To close out the afternoon (yes, all of this occurred in a single afternoon), the Roundtable’s Katherine Haley brought it all home with Abby Andreitsch of Schools that Can Milwaukee; John Eriksen of the Drexel Fund and; Andrew Neumann of Open Sky Education.
Whereas the opening discussions addressed policy barriers to building a new supply of schools, the closing addressed on-the-ground challenges faced by school investors, school operators, and city-level advocates.
Andreitsch pointed out that despite having a long-established school choice program in Wisconsin, parents still struggle to find good data to make informed decisions about their child’s schooling, as well as quality schools where they can send their children.
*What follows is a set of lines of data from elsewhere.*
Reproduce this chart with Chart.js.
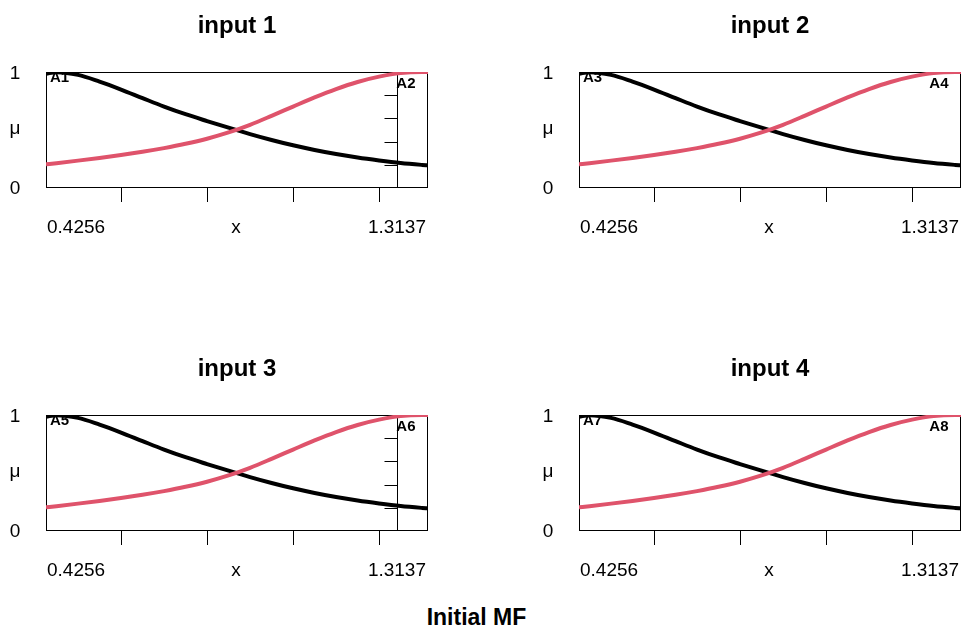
<!DOCTYPE html>
<html>
<head>
<meta charset="utf-8">
<script src="https://cdn.jsdelivr.net/npm/chart.js@4.4.1/dist/chart.umd.min.js"></script>
<style>
  html, body { margin: 0; padding: 0; background: #fff; overflow: hidden; }
  body { width: 963px; height: 632px; position: relative; font-family: "Liberation Sans", Arial, sans-serif; }
  canvas { position: absolute; }
  #caption { position: absolute; left: 0; top: 604px; width: 953px; text-align: center;
             font-size: 23px; line-height: 26px; font-weight: bold; color: #000; }
</style>
</head>
<body>
<canvas id="p1" width="430" height="250" style="left:0;top:0"></canvas>
<canvas id="p2" width="430" height="250" style="left:533px;top:0"></canvas>
<canvas id="p3" width="430" height="250" style="left:0;top:343px"></canvas>
<canvas id="p4" width="430" height="250" style="left:533px;top:343px"></canvas>
<div id="caption">Initial MF</div>

<script>
// data
const inputTitles = ['input 1', 'input 2', 'input 3', 'input 4'];
const mfNames = [['A1', 'A2'], ['A3', 'A4'], ['A5', 'A6'], ['A7', 'A8']];
const xRange = [0.4256, 1.3137];
const rangeLabels = ['0.4256', '1.3137'];
const xTicks = [0.6, 0.8, 1.0, 1.2];
const guideTicks = [0.2, 0.4, 0.6, 0.8];

const xVals  = [0.4256, 0.45, 0.5, 0.55, 0.6, 0.65, 0.7, 0.75, 0.8, 0.85, 0.9, 0.95, 1.0, 1.05, 1.1, 1.15, 1.2, 1.25, 1.3, 1.3137];
const lowMF  = [0.985, 0.998, 0.975, 0.917, 0.849, 0.775, 0.702, 0.636, 0.577, 0.52, 0.465, 0.414, 0.368, 0.328, 0.293, 0.263, 0.238, 0.216, 0.199, 0.195];
const highMF = [0.204, 0.214, 0.236, 0.259, 0.284, 0.312, 0.344, 0.381, 0.425, 0.479, 0.545, 0.622, 0.702, 0.781, 0.853, 0.914, 0.96, 0.991, 1.0, 1.0];

// the extra vertical axis shows up only on inputs 1 and 3
const guideX = [1.2416, null, 1.2416, null];

const RED = '#DF536B';
const FONT = '"Liberation Sans", Arial, sans-serif';

const mfPanel = {
    id: 'mfPanel',
    beforeDatasetsDraw(chart, args, opts) {
        const { ctx, chartArea: a, scales: { x, y } } = chart;
        ctx.save();
        ctx.strokeStyle = '#000';
        ctx.lineWidth = 1;

        // box
        ctx.strokeRect(a.left + 0.5, a.top + 0.5, a.right - a.left - 1, a.bottom - a.top - 1);

        // bottom ticks (no labels on them)
        ctx.beginPath();
        xTicks.forEach(t => {
            const px = Math.round(x.getPixelForValue(t)) + 0.5;
            ctx.moveTo(px, a.bottom);
            ctx.lineTo(px, a.bottom + 14);
        });
        ctx.stroke();

        // extra axis inside the box
        if (opts.guide != null) {
            const gx = Math.round(x.getPixelForValue(opts.guide)) + 0.5;
            ctx.beginPath();
            ctx.moveTo(gx, a.top);
            ctx.lineTo(gx, a.bottom);
            guideTicks.forEach(t => {
                const py = Math.round(y.getPixelForValue(t)) + 0.5;
                ctx.moveTo(gx - 13, py);
                ctx.lineTo(gx, py);
            });
            ctx.stroke();
        }

        // x row: range + axis name
        ctx.fillStyle = '#000';
        ctx.font = '19px ' + FONT;
        ctx.textBaseline = 'middle';
        const ly = a.bottom + 40;
        ctx.textAlign = 'left';
        ctx.fillText(rangeLabels[0], a.left + 1, ly);
        ctx.textAlign = 'right';
        ctx.fillText(rangeLabels[1], a.right - 2, ly);
        ctx.textAlign = 'center';
        ctx.fillText('x', (a.left + a.right) / 2 - 1, ly);

        // y labels
        const lx = a.left - 31;
        ctx.fillText('1', lx, y.getPixelForValue(1) + 2);
        ctx.fillText('\u03bc', lx, y.getPixelForValue(0.5) - 1);
        ctx.fillText('0', lx, y.getPixelForValue(0) + 1);

        // MF names, under the curves
        ctx.font = 'bold 15px ' + FONT;
        ctx.textBaseline = 'alphabetic';
        ctx.textAlign = 'left';
        ctx.fillText(opts.names[0], a.left + 4, a.top + 10);
        ctx.fillText(opts.names[1], x.getPixelForValue(1.24), a.top + 16);
        ctx.restore();
    }
};

function makePanel(id, i) {
    return new Chart(document.getElementById(id), {
        type: 'line',
        data: {
            datasets: [
                {
                    data: xVals.map((v, k) => ({ x: v, y: highMF[k] })),
                    borderColor: RED,
                    borderWidth: 4,
                    pointRadius: 0,
                    cubicInterpolationMode: 'monotone',
                    order: 0
                },
                {
                    data: xVals.map((v, k) => ({ x: v, y: lowMF[k] })),
                    borderColor: '#000',
                    borderWidth: 4,
                    pointRadius: 0,
                    cubicInterpolationMode: 'monotone',
                    order: 1
                }
            ]
        },
        options: {
            responsive: false,
            animation: false,
            devicePixelRatio: 1,
            layout: { padding: { left: 46, right: 2, top: 12, bottom: 62 } },
            scales: {
                x: { type: 'linear', min: xRange[0], max: xRange[1], display: false },
                y: { min: 0, max: 1, display: false }
            },
            plugins: {
                legend: { display: false },
                tooltip: { enabled: false },
                title: {
                    display: true,
                    text: inputTitles[i],
                    fullSize: false,
                    color: '#000',
                    font: { family: FONT, size: 24, weight: 'bold', lineHeight: 1.2 },
                    padding: { top: 0, bottom: 31.2 }
                },
                mfPanel: { names: mfNames[i], guide: guideX[i] }
            }
        },
        plugins: [mfPanel]
    });
}

['p1', 'p2', 'p3', 'p4'].forEach((id, i) => makePanel(id, i));
</script>
</body>
</html>
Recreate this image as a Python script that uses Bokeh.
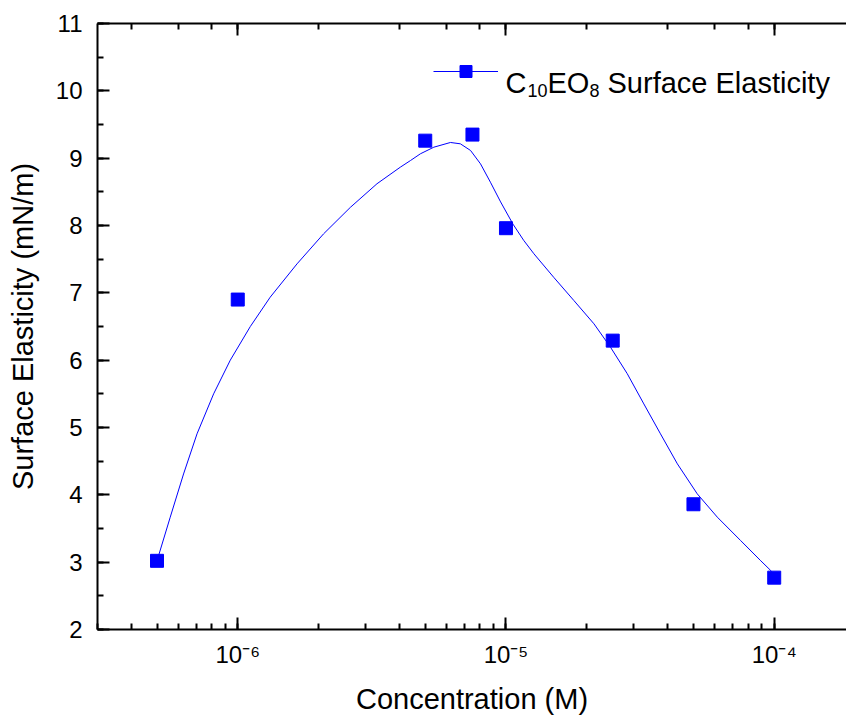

From an investor’s perspective, Eriksen explained how he pursues school projects with a 'secret sauce' that offers potential, whether it’s a sound financial plan, a dynamic school leader, mission and school identity, or all of the above. The main challenge he faces is finding school plans that are shovel-ready to invest in, instead having to invent the shovel, guiding grantees towards making a viable business plan.
As a school operator, Neumann must be very thoughtful about which geographic areas his schools will offer the most value to a given student population. For Open Sky to have an impact, there must be enough geographic density so schools have a sustainable student population, and where enough students are eligible to access school choice programs.
A recurring theme of both panel discussions was the need on the part of donors to have a greater tolerance for risk if untested yet promising school models are to take hold and truly flourish in areas with school choice programs.